Stored data:

┌────────

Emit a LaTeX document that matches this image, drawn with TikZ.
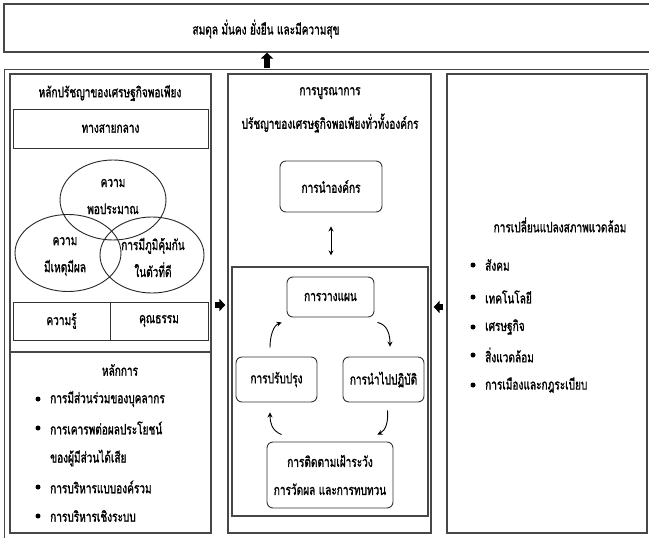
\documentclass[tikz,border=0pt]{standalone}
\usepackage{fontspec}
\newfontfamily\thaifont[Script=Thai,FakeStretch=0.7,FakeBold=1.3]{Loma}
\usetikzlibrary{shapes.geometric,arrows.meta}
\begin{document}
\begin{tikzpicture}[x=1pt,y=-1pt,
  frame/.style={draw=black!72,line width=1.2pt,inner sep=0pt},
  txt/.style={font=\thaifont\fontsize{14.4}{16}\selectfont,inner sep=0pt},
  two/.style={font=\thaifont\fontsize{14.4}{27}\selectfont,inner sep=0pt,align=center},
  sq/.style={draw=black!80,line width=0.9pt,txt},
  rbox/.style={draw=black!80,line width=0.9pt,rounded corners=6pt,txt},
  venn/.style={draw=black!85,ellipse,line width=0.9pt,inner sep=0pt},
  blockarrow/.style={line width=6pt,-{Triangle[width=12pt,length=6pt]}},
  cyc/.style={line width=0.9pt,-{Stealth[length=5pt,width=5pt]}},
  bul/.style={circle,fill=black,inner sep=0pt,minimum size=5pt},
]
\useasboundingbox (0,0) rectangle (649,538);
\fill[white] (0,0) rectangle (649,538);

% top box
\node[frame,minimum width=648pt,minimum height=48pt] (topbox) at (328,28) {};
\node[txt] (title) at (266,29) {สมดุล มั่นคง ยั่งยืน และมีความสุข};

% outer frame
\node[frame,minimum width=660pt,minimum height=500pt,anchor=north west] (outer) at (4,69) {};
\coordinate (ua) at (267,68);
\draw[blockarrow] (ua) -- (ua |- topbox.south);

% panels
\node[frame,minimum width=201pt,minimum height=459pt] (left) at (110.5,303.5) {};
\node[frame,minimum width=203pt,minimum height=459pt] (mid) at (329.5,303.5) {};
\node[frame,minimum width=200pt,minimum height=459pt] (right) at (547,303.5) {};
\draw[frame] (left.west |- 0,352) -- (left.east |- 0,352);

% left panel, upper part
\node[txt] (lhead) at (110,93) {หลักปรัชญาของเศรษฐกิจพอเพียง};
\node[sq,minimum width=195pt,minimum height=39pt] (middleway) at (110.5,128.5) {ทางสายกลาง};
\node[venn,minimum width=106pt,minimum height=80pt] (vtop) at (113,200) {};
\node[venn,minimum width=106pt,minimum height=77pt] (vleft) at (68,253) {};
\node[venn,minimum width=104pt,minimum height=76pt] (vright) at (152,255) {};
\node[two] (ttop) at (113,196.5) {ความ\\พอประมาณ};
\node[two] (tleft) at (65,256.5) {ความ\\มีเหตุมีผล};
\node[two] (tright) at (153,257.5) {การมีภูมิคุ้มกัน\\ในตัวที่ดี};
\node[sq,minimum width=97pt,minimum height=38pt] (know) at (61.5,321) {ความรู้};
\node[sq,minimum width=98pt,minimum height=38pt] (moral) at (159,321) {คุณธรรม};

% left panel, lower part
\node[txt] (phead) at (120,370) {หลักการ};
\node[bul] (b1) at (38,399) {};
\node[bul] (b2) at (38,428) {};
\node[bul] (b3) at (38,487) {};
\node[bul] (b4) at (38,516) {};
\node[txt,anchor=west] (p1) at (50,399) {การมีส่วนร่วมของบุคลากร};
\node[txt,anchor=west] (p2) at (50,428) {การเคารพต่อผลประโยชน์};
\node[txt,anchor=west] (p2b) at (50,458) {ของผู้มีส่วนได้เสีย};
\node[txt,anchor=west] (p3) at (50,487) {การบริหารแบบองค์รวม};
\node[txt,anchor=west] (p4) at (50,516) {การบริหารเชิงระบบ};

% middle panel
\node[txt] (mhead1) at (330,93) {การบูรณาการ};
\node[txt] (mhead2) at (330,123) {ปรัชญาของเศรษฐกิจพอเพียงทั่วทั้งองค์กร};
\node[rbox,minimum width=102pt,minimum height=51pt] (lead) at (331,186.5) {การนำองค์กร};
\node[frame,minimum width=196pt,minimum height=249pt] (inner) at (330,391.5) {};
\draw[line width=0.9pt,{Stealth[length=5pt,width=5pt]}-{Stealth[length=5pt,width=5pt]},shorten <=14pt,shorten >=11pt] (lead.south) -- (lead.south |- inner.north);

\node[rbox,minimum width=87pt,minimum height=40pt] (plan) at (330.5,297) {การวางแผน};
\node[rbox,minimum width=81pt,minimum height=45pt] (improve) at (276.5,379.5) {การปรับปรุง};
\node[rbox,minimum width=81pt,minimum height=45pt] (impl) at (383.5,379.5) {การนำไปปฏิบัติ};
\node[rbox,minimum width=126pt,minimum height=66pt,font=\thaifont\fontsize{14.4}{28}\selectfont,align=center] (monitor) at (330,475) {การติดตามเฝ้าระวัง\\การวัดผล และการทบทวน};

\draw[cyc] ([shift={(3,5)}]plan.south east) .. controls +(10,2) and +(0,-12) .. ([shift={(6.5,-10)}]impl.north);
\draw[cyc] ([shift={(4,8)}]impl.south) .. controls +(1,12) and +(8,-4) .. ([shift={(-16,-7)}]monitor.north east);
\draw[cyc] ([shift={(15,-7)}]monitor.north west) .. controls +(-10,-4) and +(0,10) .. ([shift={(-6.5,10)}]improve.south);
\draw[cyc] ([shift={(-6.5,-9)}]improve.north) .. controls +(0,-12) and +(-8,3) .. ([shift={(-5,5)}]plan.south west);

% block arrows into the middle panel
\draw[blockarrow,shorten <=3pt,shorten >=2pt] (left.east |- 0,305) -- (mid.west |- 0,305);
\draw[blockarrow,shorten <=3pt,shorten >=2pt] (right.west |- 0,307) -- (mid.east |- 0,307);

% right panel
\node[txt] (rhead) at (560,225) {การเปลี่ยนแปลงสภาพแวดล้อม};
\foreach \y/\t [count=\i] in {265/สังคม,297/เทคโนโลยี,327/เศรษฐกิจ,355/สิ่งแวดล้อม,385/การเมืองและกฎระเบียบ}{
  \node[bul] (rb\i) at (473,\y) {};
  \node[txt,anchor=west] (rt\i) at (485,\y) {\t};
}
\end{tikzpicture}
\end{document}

└────────

Leave the pictures out and copy the rest of the data exactly.

Expected output:
Emit a LaTeX document that matches this image, drawn with TikZ.
\documentclass[tikz,border=0pt]{standalone}
\usepackage{fontspec}
\newfontfamily\thaifont[Script=Thai,FakeStretch=0.7,FakeBold=1.3]{Loma}
\usetikzlibrary{shapes.geometric,arrows.meta}
\begin{document}
\begin{tikzpicture}[x=1pt,y=-1pt,
  frame/.style={draw=black!72,line width=1.2pt,inner sep=0pt},
  txt/.style={font=\thaifont\fontsize{14.4}{16}\selectfont,inner sep=0pt},
  two/.style={font=\thaifont\fontsize{14.4}{27}\selectfont,inner sep=0pt,align=center},
  sq/.style={draw=black!80,line width=0.9pt,txt},
  rbox/.style={draw=black!80,line width=0.9pt,rounded corners=6pt,txt},
  venn/.style={draw=black!85,ellipse,line width=0.9pt,inner sep=0pt},
  blockarrow/.style={line width=6pt,-{Triangle[width=12pt,length=6pt]}},
  cyc/.style={line width=0.9pt,-{Stealth[length=5pt,width=5pt]}},
  bul/.style={circle,fill=black,inner sep=0pt,minimum size=5pt},
]
\useasboundingbox (0,0) rectangle (649,538);
\fill[white] (0,0) rectangle (649,538);

% top box
\node[frame,minimum width=648pt,minimum height=48pt] (topbox) at (328,28) {};
\node[txt] (title) at (266,29) {สมดุล มั่นคง ยั่งยืน และมีความสุข};

% outer frame
\node[frame,minimum width=660pt,minimum height=500pt,anchor=north west] (outer) at (4,69) {};
\coordinate (ua) at (267,68);
\draw[blockarrow] (ua) -- (ua |- topbox.south);

% panels
\node[frame,minimum width=201pt,minimum height=459pt] (left) at (110.5,303.5) {};
\node[frame,minimum width=203pt,minimum height=459pt] (mid) at (329.5,303.5) {};
\node[frame,minimum width=200pt,minimum height=459pt] (right) at (547,303.5) {};
\draw[frame] (left.west |- 0,352) -- (left.east |- 0,352);

% left panel, upper part
\node[txt] (lhead) at (110,93) {หลักปรัชญาของเศรษฐกิจพอเพียง};
\node[sq,minimum width=195pt,minimum height=39pt] (middleway) at (110.5,128.5) {ทางสายกลาง};
\node[venn,minimum width=106pt,minimum height=80pt] (vtop) at (113,200) {};
\node[venn,minimum width=106pt,minimum height=77pt] (vleft) at (68,253) {};
\node[venn,minimum width=104pt,minimum height=76pt] (vright) at (152,255) {};
\node[two] (ttop) at (113,196.5) {ความ\\พอประมาณ};
\node[two] (tleft) at (65,256.5) {ความ\\มีเหตุมีผล};
\node[two] (tright) at (153,257.5) {การมีภูมิคุ้มกัน\\ในตัวที่ดี};
\node[sq,minimum width=97pt,minimum height=38pt] (know) at (61.5,321) {ความรู้};
\node[sq,minimum width=98pt,minimum height=38pt] (moral) at (159,321) {คุณธรรม};

% left panel, lower part
\node[txt] (phead) at (120,370) {หลักการ};
\node[bul] (b1) at (38,399) {};
\node[bul] (b2) at (38,428) {};
\node[bul] (b3) at (38,487) {};
\node[bul] (b4) at (38,516) {};
\node[txt,anchor=west] (p1) at (50,399) {การมีส่วนร่วมของบุคลากร};
\node[txt,anchor=west] (p2) at (50,428) {การเคารพต่อผลประโยชน์};
\node[txt,anchor=west] (p2b) at (50,458) {ของผู้มีส่วนได้เสีย};
\node[txt,anchor=west] (p3) at (50,487) {การบริหารแบบองค์รวม};
\node[txt,anchor=west] (p4) at (50,516) {การบริหารเชิงระบบ};

% middle panel
\node[txt] (mhead1) at (330,93) {การบูรณาการ};
\node[txt] (mhead2) at (330,123) {ปรัชญาของเศรษฐกิจพอเพียงทั่วทั้งองค์กร};
\node[rbox,minimum width=102pt,minimum height=51pt] (lead) at (331,186.5) {การนำองค์กร};
\node[frame,minimum width=196pt,minimum height=249pt] (inner) at (330,391.5) {};
\draw[line width=0.9pt,{Stealth[length=5pt,width=5pt]}-{Stealth[length=5pt,width=5pt]},shorten <=14pt,shorten >=11pt] (lead.south) -- (lead.south |- inner.north);

\node[rbox,minimum width=87pt,minimum height=40pt] (plan) at (330.5,297) {การวางแผน};
\node[rbox,minimum width=81pt,minimum height=45pt] (improve) at (276.5,379.5) {การปรับปรุง};
\node[rbox,minimum width=81pt,minimum height=45pt] (impl) at (383.5,379.5) {การนำไปปฏิบัติ};
\node[rbox,minimum width=126pt,minimum height=66pt,font=\thaifont\fontsize{14.4}{28}\selectfont,align=center] (monitor) at (330,475) {การติดตามเฝ้าระวัง\\การวัดผล และการทบทวน};

\draw[cyc] ([shift={(3,5)}]plan.south east) .. controls +(10,2) and +(0,-12) .. ([shift={(6.5,-10)}]impl.north);
\draw[cyc] ([shift={(4,8)}]impl.south) .. controls +(1,12) and +(8,-4) .. ([shift={(-16,-7)}]monitor.north east);
\draw[cyc] ([shift={(15,-7)}]monitor.north west) .. controls +(-10,-4) and +(0,10) .. ([shift={(-6.5,10)}]improve.south);
\draw[cyc] ([shift={(-6.5,-9)}]improve.north) .. controls +(0,-12) and +(-8,3) .. ([shift={(-5,5)}]plan.south west);

% block arrows into the middle panel
\draw[blockarrow,shorten <=3pt,shorten >=2pt] (left.east |- 0,305) -- (mid.west |- 0,305);
\draw[blockarrow,shorten <=3pt,shorten >=2pt] (right.west |- 0,307) -- (mid.east |- 0,307);

% right panel
\node[txt] (rhead) at (560,225) {การเปลี่ยนแปลงสภาพแวดล้อม};
\foreach \y/\t [count=\i] in {265/สังคม,297/เทคโนโลยี,327/เศรษฐกิจ,355/สิ่งแวดล้อม,385/การเมืองและกฎระเบียบ}{
  \node[bul] (rb\i) at (473,\y) {};
  \node[txt,anchor=west] (rt\i) at (485,\y) {\t};
}
\end{tikzpicture}
\end{document}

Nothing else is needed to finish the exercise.